Le grand gagnant de cette élection est le nouveau parti de l’ancien président Jacob Zuma, uMkhonto weSizwe (MK), qui a fait 15 %, cinq mois après son lancement. Comme en Inde, comme dans le monde entier, sur une longue période, ce sont les caractéristiques économiques et sociales qui sont déterminantes en dernière instance. L’ANC dupe les plus pauvres en croyant qu’il suffit de rappeler le combat des ancêtres et de s’intéresser aux problèmes internes à la bourgeoisie qui forme l’ « élite » du pays. Le chômage est officiellement de 34 % ; 45 % des jeunes sont sans emploi ; la pauvreté est endémique ; l’accès aux services de base comme l’électricité ou l’eau n’est toujours pas assuré pour tous. Les « born-free » nés après l’indépendance se rebellent donc. Et l’ANC n’a toujours pas été capable de lutter contre la corruption qui s’est développée depuis la séquence Nelson Mandela.

Mais l’Afrique du Sud est un sous-impérialisme dans tout le sud de l’Afrique avec des potentialités immenses ; il jouera donc un rôle important dans l’avenir s’il arrive à régler ses problèmes internes. L’Inde comme l’Afrique du Sud entrent dans un monde nouveau. D’une part, il y a constitution de blocs géopolitiques, mais, d’autre part, il y a des décisions pragmatiques qui rendent les alliances transitoires et volatiles. On a vu cela à l’œuvre à l’intérieur de l’Inde, mais aussi dans les stratégies des pays les plus puissants. Ainsi, l’Inde est dans les BRICS tout en faisant partie du QUAD (Dialogue quadrilatéral pour la sécurité) qui est une coopération diplomatique et militaire entre l’Inde, les États-Unis, le Japon et l’Australie !

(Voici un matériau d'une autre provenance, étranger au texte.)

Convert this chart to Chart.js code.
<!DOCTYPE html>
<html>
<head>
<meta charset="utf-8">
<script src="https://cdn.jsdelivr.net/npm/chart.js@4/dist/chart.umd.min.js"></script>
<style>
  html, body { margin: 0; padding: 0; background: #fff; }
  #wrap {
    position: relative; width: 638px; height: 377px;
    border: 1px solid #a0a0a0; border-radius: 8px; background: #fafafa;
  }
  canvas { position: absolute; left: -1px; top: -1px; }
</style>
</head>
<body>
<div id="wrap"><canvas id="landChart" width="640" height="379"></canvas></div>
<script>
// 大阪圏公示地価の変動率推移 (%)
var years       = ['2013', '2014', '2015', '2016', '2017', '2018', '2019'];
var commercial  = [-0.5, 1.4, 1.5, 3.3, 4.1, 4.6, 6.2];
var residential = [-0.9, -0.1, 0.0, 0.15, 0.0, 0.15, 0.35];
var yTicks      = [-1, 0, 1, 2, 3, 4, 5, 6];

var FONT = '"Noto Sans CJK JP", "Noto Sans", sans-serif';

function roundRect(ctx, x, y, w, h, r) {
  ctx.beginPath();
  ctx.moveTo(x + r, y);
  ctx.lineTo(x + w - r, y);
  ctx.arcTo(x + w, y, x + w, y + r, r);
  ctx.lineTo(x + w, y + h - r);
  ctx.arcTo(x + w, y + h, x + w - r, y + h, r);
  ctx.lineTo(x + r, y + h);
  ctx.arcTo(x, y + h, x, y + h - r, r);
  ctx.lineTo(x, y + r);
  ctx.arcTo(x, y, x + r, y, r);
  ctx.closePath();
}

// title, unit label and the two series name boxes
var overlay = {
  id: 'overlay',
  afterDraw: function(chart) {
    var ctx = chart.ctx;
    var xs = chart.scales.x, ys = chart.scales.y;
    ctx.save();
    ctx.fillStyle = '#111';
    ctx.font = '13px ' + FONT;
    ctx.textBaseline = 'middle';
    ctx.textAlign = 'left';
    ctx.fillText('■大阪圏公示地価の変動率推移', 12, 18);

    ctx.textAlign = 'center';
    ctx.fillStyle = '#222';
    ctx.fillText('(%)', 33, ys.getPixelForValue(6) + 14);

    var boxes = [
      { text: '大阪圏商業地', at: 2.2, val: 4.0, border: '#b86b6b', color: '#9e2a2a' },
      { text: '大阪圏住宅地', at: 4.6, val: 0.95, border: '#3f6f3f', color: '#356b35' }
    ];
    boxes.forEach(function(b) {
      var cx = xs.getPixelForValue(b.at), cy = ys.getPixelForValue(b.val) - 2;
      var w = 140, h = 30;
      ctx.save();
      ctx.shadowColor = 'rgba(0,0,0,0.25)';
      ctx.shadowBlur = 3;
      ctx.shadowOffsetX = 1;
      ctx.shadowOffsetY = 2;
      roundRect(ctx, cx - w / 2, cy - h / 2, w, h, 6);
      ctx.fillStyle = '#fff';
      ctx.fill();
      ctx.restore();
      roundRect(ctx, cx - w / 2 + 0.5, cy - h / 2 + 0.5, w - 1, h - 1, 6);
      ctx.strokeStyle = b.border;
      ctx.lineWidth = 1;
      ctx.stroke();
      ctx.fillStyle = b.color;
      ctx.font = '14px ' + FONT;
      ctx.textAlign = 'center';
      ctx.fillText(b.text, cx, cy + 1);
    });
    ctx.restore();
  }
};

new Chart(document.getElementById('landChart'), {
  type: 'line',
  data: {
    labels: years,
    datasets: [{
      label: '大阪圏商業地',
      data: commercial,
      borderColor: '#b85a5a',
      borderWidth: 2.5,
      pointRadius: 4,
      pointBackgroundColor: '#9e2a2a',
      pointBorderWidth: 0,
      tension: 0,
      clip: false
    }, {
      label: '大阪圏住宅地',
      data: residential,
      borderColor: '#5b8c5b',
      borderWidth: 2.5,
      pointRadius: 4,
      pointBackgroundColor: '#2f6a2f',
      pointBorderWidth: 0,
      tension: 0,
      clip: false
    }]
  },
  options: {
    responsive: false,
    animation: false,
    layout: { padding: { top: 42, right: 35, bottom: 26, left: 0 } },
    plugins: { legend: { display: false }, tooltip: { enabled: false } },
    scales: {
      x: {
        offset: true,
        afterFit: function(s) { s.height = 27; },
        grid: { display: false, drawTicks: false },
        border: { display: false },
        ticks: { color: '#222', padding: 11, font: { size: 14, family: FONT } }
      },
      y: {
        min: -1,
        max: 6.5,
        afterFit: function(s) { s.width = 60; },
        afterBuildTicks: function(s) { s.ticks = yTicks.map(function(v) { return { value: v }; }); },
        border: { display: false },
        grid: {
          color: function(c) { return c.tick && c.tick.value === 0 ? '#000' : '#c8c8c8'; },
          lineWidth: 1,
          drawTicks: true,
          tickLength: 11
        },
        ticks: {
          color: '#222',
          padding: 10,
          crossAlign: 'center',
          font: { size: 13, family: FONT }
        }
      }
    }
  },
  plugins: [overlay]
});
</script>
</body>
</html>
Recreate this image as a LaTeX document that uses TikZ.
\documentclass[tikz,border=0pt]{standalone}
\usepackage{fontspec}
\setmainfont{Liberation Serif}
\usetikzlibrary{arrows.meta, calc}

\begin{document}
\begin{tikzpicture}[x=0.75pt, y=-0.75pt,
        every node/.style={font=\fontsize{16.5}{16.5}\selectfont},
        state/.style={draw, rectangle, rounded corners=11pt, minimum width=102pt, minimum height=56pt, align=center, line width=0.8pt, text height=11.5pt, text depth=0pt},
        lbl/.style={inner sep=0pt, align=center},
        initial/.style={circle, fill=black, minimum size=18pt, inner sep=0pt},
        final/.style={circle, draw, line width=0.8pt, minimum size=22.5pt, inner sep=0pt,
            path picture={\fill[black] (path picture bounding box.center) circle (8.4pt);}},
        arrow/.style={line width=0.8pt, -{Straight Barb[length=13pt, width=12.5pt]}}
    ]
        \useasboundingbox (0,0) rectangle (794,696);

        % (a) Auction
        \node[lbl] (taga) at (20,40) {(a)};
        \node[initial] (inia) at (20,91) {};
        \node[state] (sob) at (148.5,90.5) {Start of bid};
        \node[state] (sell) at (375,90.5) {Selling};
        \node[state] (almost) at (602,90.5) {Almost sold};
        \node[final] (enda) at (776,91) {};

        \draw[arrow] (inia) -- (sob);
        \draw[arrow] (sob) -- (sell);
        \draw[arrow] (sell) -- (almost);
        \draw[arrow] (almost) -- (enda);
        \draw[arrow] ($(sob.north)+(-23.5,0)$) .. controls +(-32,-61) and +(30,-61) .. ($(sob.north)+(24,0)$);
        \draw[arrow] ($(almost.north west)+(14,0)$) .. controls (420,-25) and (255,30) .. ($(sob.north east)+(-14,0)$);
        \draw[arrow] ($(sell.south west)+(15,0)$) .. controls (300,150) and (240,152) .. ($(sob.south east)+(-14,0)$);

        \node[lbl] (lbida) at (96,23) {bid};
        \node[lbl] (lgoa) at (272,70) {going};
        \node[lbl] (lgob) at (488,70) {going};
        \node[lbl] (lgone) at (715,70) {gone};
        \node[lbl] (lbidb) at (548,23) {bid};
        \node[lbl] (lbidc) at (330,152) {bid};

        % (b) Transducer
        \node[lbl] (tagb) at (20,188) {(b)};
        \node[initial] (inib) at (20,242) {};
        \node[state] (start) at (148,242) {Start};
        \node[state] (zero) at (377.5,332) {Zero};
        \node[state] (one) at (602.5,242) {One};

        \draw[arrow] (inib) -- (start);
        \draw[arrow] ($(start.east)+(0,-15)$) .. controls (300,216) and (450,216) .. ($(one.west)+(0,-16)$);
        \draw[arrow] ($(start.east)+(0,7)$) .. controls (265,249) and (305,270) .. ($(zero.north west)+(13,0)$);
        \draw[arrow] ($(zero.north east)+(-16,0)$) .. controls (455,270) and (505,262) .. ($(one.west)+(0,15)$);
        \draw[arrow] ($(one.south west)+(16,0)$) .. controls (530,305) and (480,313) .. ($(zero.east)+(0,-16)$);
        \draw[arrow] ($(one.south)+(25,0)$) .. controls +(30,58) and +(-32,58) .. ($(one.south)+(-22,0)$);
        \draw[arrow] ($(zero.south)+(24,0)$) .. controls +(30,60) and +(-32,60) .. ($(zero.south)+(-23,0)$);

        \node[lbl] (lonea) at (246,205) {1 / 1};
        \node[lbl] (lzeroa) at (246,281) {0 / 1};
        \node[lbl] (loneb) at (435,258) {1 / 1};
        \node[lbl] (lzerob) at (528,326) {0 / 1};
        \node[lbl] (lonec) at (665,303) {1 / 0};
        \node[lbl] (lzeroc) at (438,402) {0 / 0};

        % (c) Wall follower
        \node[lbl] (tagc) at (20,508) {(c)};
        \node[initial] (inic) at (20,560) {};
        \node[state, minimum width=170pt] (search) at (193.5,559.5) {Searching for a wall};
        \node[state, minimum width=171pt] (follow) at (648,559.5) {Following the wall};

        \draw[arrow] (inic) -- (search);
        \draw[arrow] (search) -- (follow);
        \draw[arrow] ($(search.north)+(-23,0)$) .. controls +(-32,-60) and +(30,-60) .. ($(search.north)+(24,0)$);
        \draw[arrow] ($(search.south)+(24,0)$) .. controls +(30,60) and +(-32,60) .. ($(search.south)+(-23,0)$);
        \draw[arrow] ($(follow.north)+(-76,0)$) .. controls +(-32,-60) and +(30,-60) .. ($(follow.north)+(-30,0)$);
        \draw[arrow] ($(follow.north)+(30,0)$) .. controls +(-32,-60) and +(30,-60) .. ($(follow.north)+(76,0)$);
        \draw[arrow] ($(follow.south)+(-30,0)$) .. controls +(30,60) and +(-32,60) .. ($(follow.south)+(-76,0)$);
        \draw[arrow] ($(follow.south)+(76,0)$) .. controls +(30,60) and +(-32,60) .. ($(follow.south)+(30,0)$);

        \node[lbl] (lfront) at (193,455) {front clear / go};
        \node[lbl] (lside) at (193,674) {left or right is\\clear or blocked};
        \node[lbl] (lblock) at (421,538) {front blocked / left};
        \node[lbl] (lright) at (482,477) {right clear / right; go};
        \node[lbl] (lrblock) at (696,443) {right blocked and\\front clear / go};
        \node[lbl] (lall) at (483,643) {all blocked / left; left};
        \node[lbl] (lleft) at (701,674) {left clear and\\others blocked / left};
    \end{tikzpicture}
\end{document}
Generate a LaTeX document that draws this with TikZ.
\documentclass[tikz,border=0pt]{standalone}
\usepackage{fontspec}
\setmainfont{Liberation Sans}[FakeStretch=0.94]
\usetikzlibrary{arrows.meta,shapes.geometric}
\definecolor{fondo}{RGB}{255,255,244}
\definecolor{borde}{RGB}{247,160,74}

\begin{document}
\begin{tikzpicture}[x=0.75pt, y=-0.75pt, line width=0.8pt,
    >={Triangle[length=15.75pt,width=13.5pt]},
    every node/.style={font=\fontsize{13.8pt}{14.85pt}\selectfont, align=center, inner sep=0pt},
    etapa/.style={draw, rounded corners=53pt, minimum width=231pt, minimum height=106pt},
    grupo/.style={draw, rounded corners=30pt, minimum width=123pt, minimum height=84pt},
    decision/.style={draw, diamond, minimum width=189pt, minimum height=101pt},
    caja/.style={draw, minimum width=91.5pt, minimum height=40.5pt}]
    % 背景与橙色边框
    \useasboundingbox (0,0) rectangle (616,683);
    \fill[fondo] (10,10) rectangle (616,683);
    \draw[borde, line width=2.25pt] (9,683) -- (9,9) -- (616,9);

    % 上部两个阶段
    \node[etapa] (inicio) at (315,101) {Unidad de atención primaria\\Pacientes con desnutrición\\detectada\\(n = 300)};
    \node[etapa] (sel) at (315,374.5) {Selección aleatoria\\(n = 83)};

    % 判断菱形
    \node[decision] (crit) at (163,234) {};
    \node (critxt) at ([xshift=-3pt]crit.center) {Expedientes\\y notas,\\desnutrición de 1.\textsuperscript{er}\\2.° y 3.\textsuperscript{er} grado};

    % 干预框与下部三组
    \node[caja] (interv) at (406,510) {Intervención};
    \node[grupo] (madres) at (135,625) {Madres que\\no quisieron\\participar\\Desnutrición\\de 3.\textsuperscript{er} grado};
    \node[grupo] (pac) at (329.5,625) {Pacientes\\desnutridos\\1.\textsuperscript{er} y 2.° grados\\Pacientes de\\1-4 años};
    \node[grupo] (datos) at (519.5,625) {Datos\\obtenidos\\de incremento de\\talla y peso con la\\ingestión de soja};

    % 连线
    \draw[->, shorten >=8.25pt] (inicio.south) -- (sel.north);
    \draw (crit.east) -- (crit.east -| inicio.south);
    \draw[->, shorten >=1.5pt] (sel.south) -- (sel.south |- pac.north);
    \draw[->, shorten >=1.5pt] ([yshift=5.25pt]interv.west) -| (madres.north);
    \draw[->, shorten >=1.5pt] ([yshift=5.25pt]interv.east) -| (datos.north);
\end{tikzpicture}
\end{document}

Une gauche de gauche doit donc penser de façon holistique, mais avec le primat des questions économiques et sociales et rompre avec les derniers esprits du capitalisme comme le wokisme, le subjectivisme, le solipsisme, le nombrilisme petit-bourgeois et penser dialectiquement le local avec les mutations géopolitiques et géostratégiques.